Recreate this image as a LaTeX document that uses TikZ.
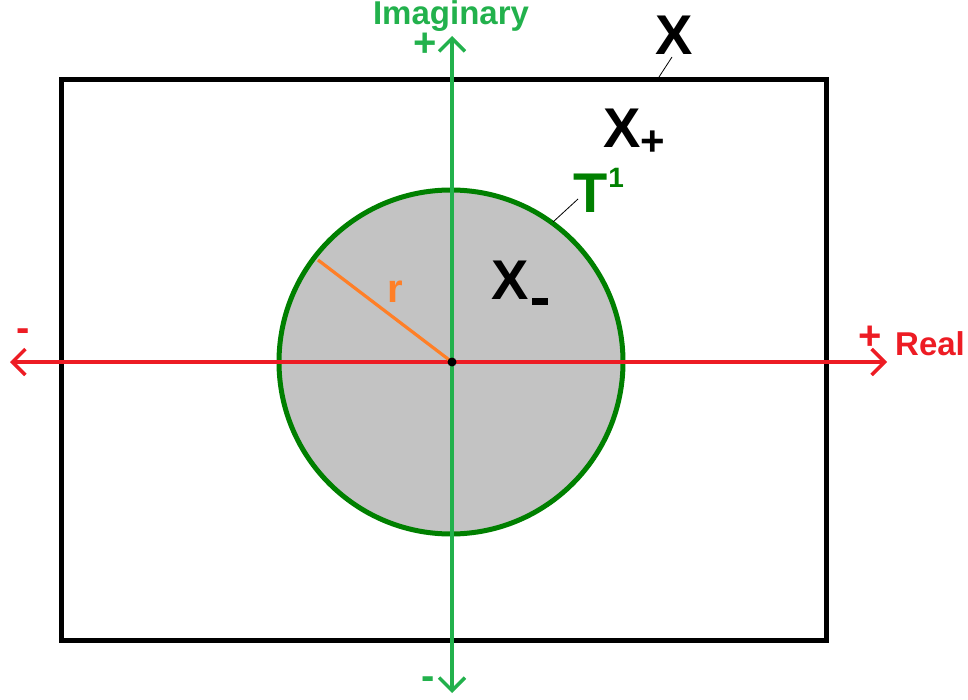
\documentclass[tikz,border=0pt]{standalone}
\usepackage{fontspec}
\setmainfont{Liberation Sans}
\usetikzlibrary{arrows.meta}
\definecolor{axred}{RGB}{237,28,36}
\definecolor{axgreen}{RGB}{34,177,76}
\definecolor{dkgreen}{RGB}{0,128,0}
\definecolor{radorange}{RGB}{255,127,39}
\definecolor{diskgray}{RGB}{195,195,195}
\tikzset{
  lbl/.style={inner sep=0pt, font=\bfseries\fontsize{33}{33}\selectfont},
  sgn/.style={inner sep=0pt, font=\bfseries\fontsize{40}{40}\selectfont},
  biglbl/.style={inner sep=0pt, font=\bfseries\fontsize{56}{56}\selectfont},
  leader/.style={draw=black, line width=0.8pt},
  barb/.style={-{Straight Barb[length=13pt,width=26pt,line width=3.5pt]}},
  axis/.style={line width=3.5pt, barb},
}
\begin{document}
\begin{tikzpicture}[x=1pt,y=-1pt]
\useasboundingbox (0,0) rectangle (968,700);
% frame
\node[draw=black, line width=5pt, minimum width=765pt, minimum height=560pt, inner sep=0pt] (frame) at (443.5,360) {};
% disk
\node[circle, draw=dkgreen, fill=diskgray, line width=5pt, minimum size=344pt, inner sep=0pt] (disk) at (451,362) {};
\coordinate (c) at (452,362);
% axes
\coordinate (rl) at (10,362);
\coordinate (rr) at (887,362);
\coordinate (it) at (452,36);
\coordinate (ib) at (452,693);
\draw[axred, axis] (c) -- (rr);
\draw[axred, axis] (c) -- (rl);
\draw[axgreen, axis] (c) -- (it);
\draw[axgreen, axis] (c) -- (ib);
% radius
\draw[radorange, line width=3.2pt] (c) -- ++(-134,-102) coordinate (rend);
\fill[black] (c) circle (4.5pt);
% labels
\node[lbl, text=axgreen, anchor=base, text height=23pt, text depth=6pt] (imag) at (451,25) {Imaginary};
\node[sgn, text=axgreen, anchor=base, text height=22pt, text depth=0pt] (iplus) at (425,57) {+};
\node[sgn, text=axgreen] (iminus) at (428,683) {-};
\node[sgn, text=axred] (rminus) at (23,335) {-};
\node[sgn, text=axred] (rplus) at (870,338) {+};
\node[lbl, text=axred, anchor=base west] (real) at (895,355) {Real};
\node[lbl, text=radorange, font=\bfseries\fontsize{40}{40}\selectfont, anchor=base] (rlab) at (395,302) {r};
\node[biglbl, anchor=base] (xlab) at (674,55) {X};
\node[biglbl, anchor=base west] (xplus) at (603,148) {X\raisebox{-8pt}{\fontsize{42}{42}\selectfont+}};
\node[biglbl, anchor=base west] (xminus) at (491,300) {X\hspace{3pt}\raisebox{-5pt}{\rule{16pt}{6.5pt}}};
\node[biglbl, text=dkgreen, anchor=base west] (tlab) at (573,213) {T\hspace{1pt}\raisebox{25pt}{\fontsize{28}{28}\selectfont 1}};
% leaders
\coordinate (xl1) at (659,77);
\coordinate (xl2) at (672,57);
\draw[leader] (xl1) -- (xl2);
\coordinate (tl1) at (553,222);
\coordinate (tl2) at (578,199);
\draw[leader] (tl1) -- (tl2);
\end{tikzpicture}
\end{document}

# # #

### What is expected
Quote the material in full and exactly; do not carry over its pictures.

### Result for this task
Recreate this image as a LaTeX document that uses TikZ.
\documentclass[tikz,border=0pt]{standalone}
\usepackage{fontspec}
\setmainfont{Liberation Sans}
\usetikzlibrary{arrows.meta}
\definecolor{axred}{RGB}{237,28,36}
\definecolor{axgreen}{RGB}{34,177,76}
\definecolor{dkgreen}{RGB}{0,128,0}
\definecolor{radorange}{RGB}{255,127,39}
\definecolor{diskgray}{RGB}{195,195,195}
\tikzset{
  lbl/.style={inner sep=0pt, font=\bfseries\fontsize{33}{33}\selectfont},
  sgn/.style={inner sep=0pt, font=\bfseries\fontsize{40}{40}\selectfont},
  biglbl/.style={inner sep=0pt, font=\bfseries\fontsize{56}{56}\selectfont},
  leader/.style={draw=black, line width=0.8pt},
  barb/.style={-{Straight Barb[length=13pt,width=26pt,line width=3.5pt]}},
  axis/.style={line width=3.5pt, barb},
}
\begin{document}
\begin{tikzpicture}[x=1pt,y=-1pt]
\useasboundingbox (0,0) rectangle (968,700);
% frame
\node[draw=black, line width=5pt, minimum width=765pt, minimum height=560pt, inner sep=0pt] (frame) at (443.5,360) {};
% disk
\node[circle, draw=dkgreen, fill=diskgray, line width=5pt, minimum size=344pt, inner sep=0pt] (disk) at (451,362) {};
\coordinate (c) at (452,362);
% axes
\coordinate (rl) at (10,362);
\coordinate (rr) at (887,362);
\coordinate (it) at (452,36);
\coordinate (ib) at (452,693);
\draw[axred, axis] (c) -- (rr);
\draw[axred, axis] (c) -- (rl);
\draw[axgreen, axis] (c) -- (it);
\draw[axgreen, axis] (c) -- (ib);
% radius
\draw[radorange, line width=3.2pt] (c) -- ++(-134,-102) coordinate (rend);
\fill[black] (c) circle (4.5pt);
% labels
\node[lbl, text=axgreen, anchor=base, text height=23pt, text depth=6pt] (imag) at (451,25) {Imaginary};
\node[sgn, text=axgreen, anchor=base, text height=22pt, text depth=0pt] (iplus) at (425,57) {+};
\node[sgn, text=axgreen] (iminus) at (428,683) {-};
\node[sgn, text=axred] (rminus) at (23,335) {-};
\node[sgn, text=axred] (rplus) at (870,338) {+};
\node[lbl, text=axred, anchor=base west] (real) at (895,355) {Real};
\node[lbl, text=radorange, font=\bfseries\fontsize{40}{40}\selectfont, anchor=base] (rlab) at (395,302) {r};
\node[biglbl, anchor=base] (xlab) at (674,55) {X};
\node[biglbl, anchor=base west] (xplus) at (603,148) {X\raisebox{-8pt}{\fontsize{42}{42}\selectfont+}};
\node[biglbl, anchor=base west] (xminus) at (491,300) {X\hspace{3pt}\raisebox{-5pt}{\rule{16pt}{6.5pt}}};
\node[biglbl, text=dkgreen, anchor=base west] (tlab) at (573,213) {T\hspace{1pt}\raisebox{25pt}{\fontsize{28}{28}\selectfont 1}};
% leaders
\coordinate (xl1) at (659,77);
\coordinate (xl2) at (672,57);
\draw[leader] (xl1) -- (xl2);
\coordinate (tl1) at (553,222);
\coordinate (tl2) at (578,199);
\draw[leader] (tl1) -- (tl2);
\end{tikzpicture}
\end{document}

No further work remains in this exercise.